■ Task to complete
Retype the lines beneath this one, from the first through the line containing "from bokeh.resources import INLINE". Pictures are left out.

■ Given material

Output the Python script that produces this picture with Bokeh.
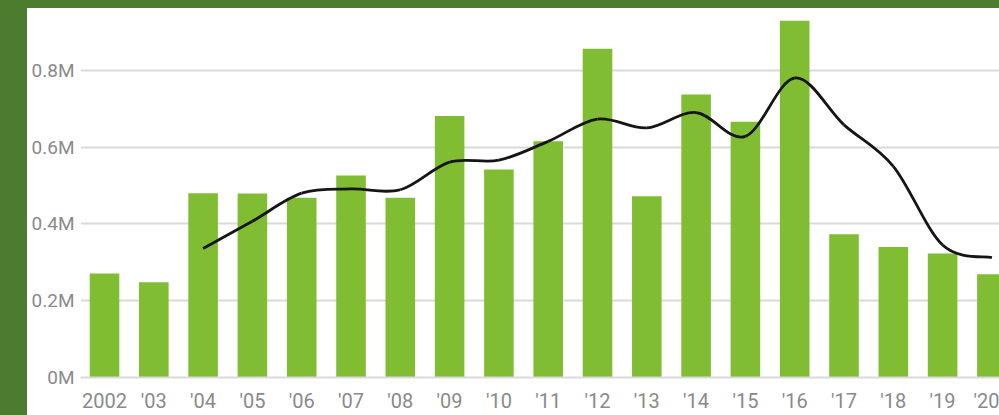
from bokeh.plotting import figure
from bokeh.models import Range1d, FixedTicker
from bokeh.embed import file_html
from bokeh.resources import INLINE

# ---- data (values in millions) ----
years = list(range(2002, 2021))
year_labels = ["2002", "'03", "'04", "'05", "'06", "'07", "'08", "'09", "'10", "'11",
               "'12", "'13", "'14", "'15", "'16", "'17", "'18", "'19", "'20"]
totals = [0.271, 0.248, 0.480, 0.479, 0.468, 0.526, 0.468, 0.681, 0.542, 0.615,
          0.856, 0.472, 0.737, 0.666, 0.929, 0.373, 0.340, 0.323, 0.269]
trend_years = list(range(2004, 2021))
trend = [0.336, 0.407, 0.480, 0.491, 0.489, 0.561, 0.566, 0.615, 0.673, 0.650,
         0.690, 0.628, 0.780, 0.658, 0.550, 0.345, 0.312]
y_ticks = [0, 0.2, 0.4, 0.6, 0.8]
y_tick_labels = ["0M", "0.2M", "0.4M", "0.6M", "0.8M"]

BAR = "#80bd33"
FRAME_GREEN = "#4e7c2f"
GRID = "#dadada"
LABEL = "#8a8a8a"

p = figure(width=972, height=407, output_backend="svg", toolbar_location=None,
           x_range=Range1d(2001.513, 2020.154), y_range=Range1d(0, 0.961),
           min_border_left=53, min_border_right=0, min_border_top=0,
           min_border_bottom=37, background_fill_color="white",
           border_fill_color="white", outline_line_color=None)
# green card frame drawn as shadows outside the plot box (does not change its size)
g = FRAME_GREEN
p.styles = {"margin-left": "27px", "margin-top": "8px",
            "box-shadow": f"-27px 0 0 0 {g}, 0 -8px 0 0 {g}, -27px -8px 0 0 {g}"}

p.vbar(x=years, top=totals, width=0.6, fill_color=BAR, line_color=None)

# smooth trend line: cubic segments between the read points (Catmull-Rom handles)
n = len(trend)
x0, y0, x1, y1, cx0, cy0, cx1, cy1 = [], [], [], [], [], [], [], []
for i in range(n - 1):
    pm = max(i - 1, 0)
    pp = min(i + 2, n - 1)
    x0.append(trend_years[i]); y0.append(trend[i])
    x1.append(trend_years[i + 1]); y1.append(trend[i + 1])
    cx0.append(trend_years[i] + (trend_years[i + 1] - trend_years[pm]) / 6)
    cy0.append(trend[i] + (trend[i + 1] - trend[pm]) / 6)
    cx1.append(trend_years[i + 1] - (trend_years[pp] - trend_years[i]) / 6)
    cy1.append(trend[i + 1] - (trend[pp] - trend[i]) / 6)
p.bezier(x0=x0, y0=y0, x1=x1, y1=y1, cx0=cx0, cy0=cy0, cx1=cx1, cy1=cy1,
         line_color="#151515", line_width=2.8)

# axes
p.xaxis.ticker = FixedTicker(ticks=years)
p.xaxis.major_label_overrides = {y: l for y, l in zip(years, year_labels)}
p.yaxis.ticker = FixedTicker(ticks=y_ticks)
p.yaxis.major_label_overrides = {t: l for t, l in zip(y_ticks, y_tick_labels)}
for ax in (p.xaxis[0], p.yaxis[0]):
    ax.major_tick_line_color = None
    ax.minor_tick_line_color = None
    ax.major_label_text_font = "Roboto"
    ax.major_label_text_color = LABEL
p.xaxis.axis_line_color = GRID
p.xaxis.axis_line_width = 2
p.xaxis.major_label_text_font_size = "20px"
p.xaxis.major_label_standoff = 5
p.yaxis.axis_line_color = None
p.yaxis.major_label_text_font_size = "19px"
p.yaxis.major_label_standoff = 0

p.xgrid.grid_line_color = None
p.ygrid.grid_line_color = GRID
p.ygrid.grid_line_width = 2

open("out.html", "w").write(file_html(p, INLINE))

■ Expected output
Output the Python script that produces this picture with Bokeh.
from bokeh.plotting import figure
from bokeh.models import Range1d, FixedTicker
from bokeh.embed import file_html
from bokeh.resources import INLINE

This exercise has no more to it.